İşte böyle anlatıyor çeliğin sanatta kullanımına uzanan hikayesini Efe Korkut Kurt. O bir mimar. Aynı zamanda sanat tasarımcısı ve sanat danışmanı. İşleri çok ilgimizi çekiyor. Ağırlıklı olarak demir ve çeliği kullanmasına odaklanıyoruz. Neden bu malzemeleri tercih ettiğini ve çeliği işlerinde nasıl kullandığını soruyoruz. Şöyle yanıtlıyor Efe Korkut Kurt: “Çelik, iki çalışma grubumuzda önemli bir malzeme olarak öne çıkıyor. Birincisi, dış mekan kullanımlarında, özellikle büyük heykellerde. Burada ne yapıyoruz? Paslanmaz çelik, malzeme niteliğinden dolayı daha da değerli hale geliyor, rengi de çok estetik. Matlığı ve grisinin tonu birtakım estetik imkanlar sunuyor. Bu imkanları kullanıyoruz. Ağırlıklı olarak dairesel formları tercih ediyoruz. Bu hareketleri başka malzemelerle yapmamız mümkün değil. Bunları büyük ölçüde dökmek hem zor hem yıpratıcı hem de maliyetli bir çalışma gerektiriyor. Ama paslanmaz çelikle ya da çeliğin diğer türleriyle bunu daha makul sonuçlandırabiliyoruz. Bunun dışında özellikle demir ve çelik boyayla bir arada kullanıldığında çok güzel renk etkileri verilebiliyor. Bunun da getirdiği artılar var. Diğer yandan dış mekanlarda sağlamlığı, kullanışlı olması ve yaygınlığı da öne çıkıyor.”

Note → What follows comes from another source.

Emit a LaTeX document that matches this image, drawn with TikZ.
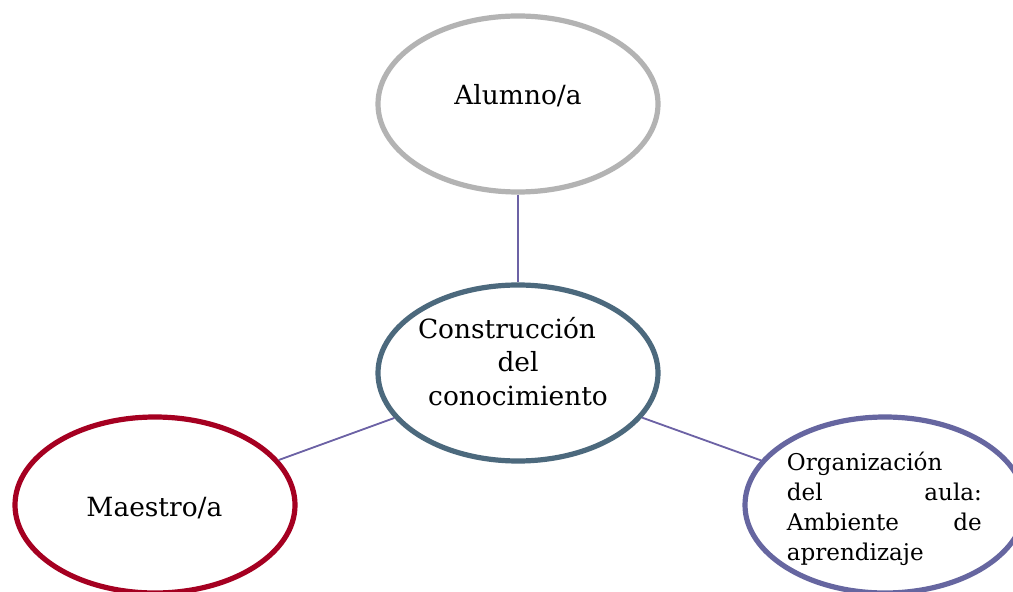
\documentclass[tikz,border=0pt]{standalone}
\usepackage{fontspec}
\setmainfont{DejaVu Serif}
\usetikzlibrary{shapes.geometric}
\definecolor{alumnogray}{RGB}{179,179,179}
\definecolor{centroblue}{RGB}{76,105,125}
\definecolor{maestrored}{RGB}{165,0,33}
\definecolor{aulapurple}{RGB}{102,102,160}
\definecolor{linkpurple}{RGB}{108,98,165}
\newcommand{\spreadline}[2]{\leavevmode\hbox to 4.875cm{#1\hfill #2}}
\begin{document}
\begin{tikzpicture}[
    bubble/.style={ellipse,draw=#1,fill=white,line width=0.13cm,
      minimum width=7.0cm,minimum height=4.4cm,inner sep=0pt},
    bigtext/.style={font=\fontsize{18.8}{23.8}\selectfont,inner sep=0pt},
    smalltext/.style={font=\fontsize{16.4}{21.3}\selectfont,inner sep=0pt},
    link/.style={linkpurple,line width=1.3pt}]
    \path[fill=white] (0,0) rectangle (25.325,14.775);
    \clip (0,0) rectangle (25.325,14.775);
    \node[bubble=alumnogray] (alumno) at (12.95,12.175) {};
    \node[bubble=centroblue] (centro) at (12.95,5.45) {};
    \node[bubble=maestrored] (maestro) at (3.875,2.15) {};
    \node[bubble=aulapurple] (aula) at (22.125,2.15) {};
    \draw[link] (alumno) -- (centro);
    \draw[link] (maestro) -- (centro);
    \draw[link] (centro) -- (aula);
    \node[bigtext,anchor=base] (alumnotxt) at (12.95,12.15) {Alumno/a};
    \node[bigtext,anchor=base] (maestrotxt) at (3.86,1.875) {Maestro/a};
    \node[bigtext,align=center] (centrotxt) at (12.95,5.74)
    {Construcción\hspace*{0.55cm}\\del\\conocimiento};
    \node[smalltext,text width=4.875cm,align=left] (aulatxt) at (22.11,2.06)
    {Organización\\\spreadline{del}{aula:}\\\spreadline{Ambiente}{de}\\aprendizaje};
\end{tikzpicture}
\end{document}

İmkanlar sunan bir malzeme
İkinci çalışma grubunun iç mekan olduğunu tahmin ederek Efe Korkut Kurt bu konudaki çalışmalarını merak ediyoruz. Kurt, metali iç mekanlara da önerdiğini şu sözlerle anlatıyor: “Ayakta durması zor, sonsuzluk üreten formlar, özellikle bizim kullandığımız türde oluyor. Dairesel ya da karesel hareketler yapabiliyoruz. Buradaki esas espri çeliğin kullanılması, yarattığımız formların geçirgenlikle bütünleştirilebilir olması. Çünkü mekanda çok kütlesel bir şey kullanmak belli bir sıkıntıyı da beraberinde getirebiliyor. Ancak açıklıkların olduğu, kendi arkasını gösteren, bir yeri transparan imkanlar sunan bir malzemeyi kullandığınızda güzel sonuçlar alınıyor."

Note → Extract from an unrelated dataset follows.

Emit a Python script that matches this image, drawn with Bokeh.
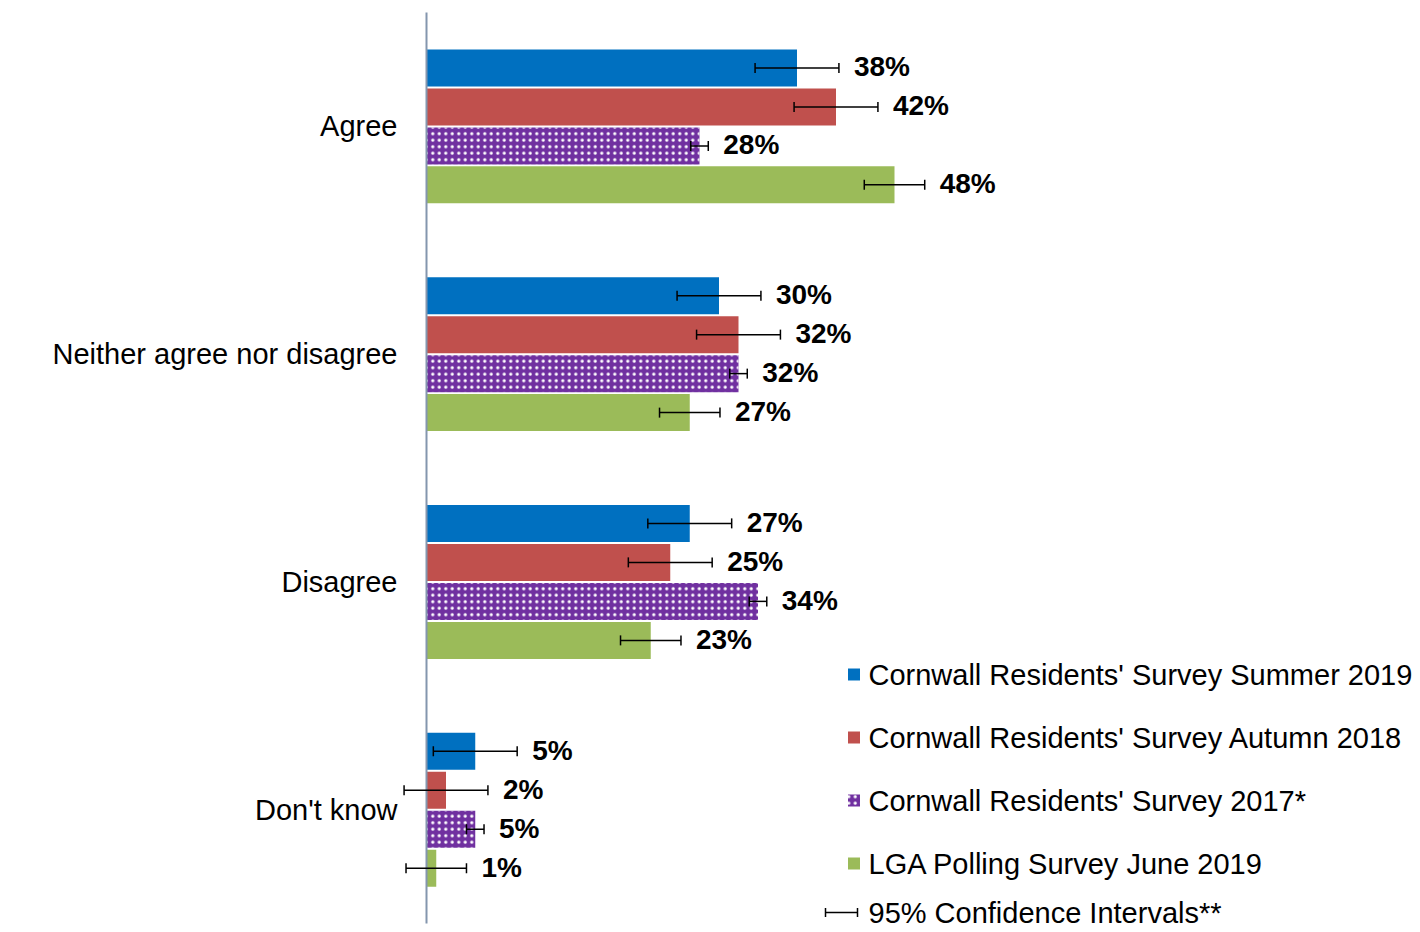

Dijitalden hayat bulan tasarımlar
Çeliğin mimari ve sanat alanında yarattığı imkanların bununla sınırlı olmadığını biliyoruz. Efe Korkut Kurt bu imkanları şöyle sıralıyor: “Demirin bükülmesi, dökülmesi veya çeliğin paslanmaz olması, bükülmesi, kesimle kullanılması ve farklı teknolojilerle geliştirilmiş olması bize başka imkanlar da veriyor. Mesela dijitalleştirilmiş tasarımların hayata geçirilmesini kolaylaştırıyor. CNC önümüzü çok açan bir teknoloji: Dijital tasarımını yaptığınız sanatsal çalışmayı sıfır hata payıyla hayata geçirmek mümkün artık. Parametrik tasarım da kullanıcının üzerinde yarattığı duygusal etkiler açısından çok etkili sonuçlar veriyor.”
Estetik sonuçlar
Parametrik tasarımlar konusunda bizi aydınlatmasını istediğimiz Efe Korkut Kurt, metro istasyonları için yaptıkları çalışmayı detaylandırıyor: “Su ögelerinin olduğu bir bölgenin istasyonlarını yaptık. Bu istasyonlarda o ögelerini dalga formlarında parametrik olarak tasarladık. Bunların üretimi da paslanmaz çelik olarak yapıldı. O kadar iyi estetik sonuçlar aldık ki… Sanatın verdiği imkanlar sonsuz tabii. Bu anlamda çelik çok sevdiğimiz bir malzeme."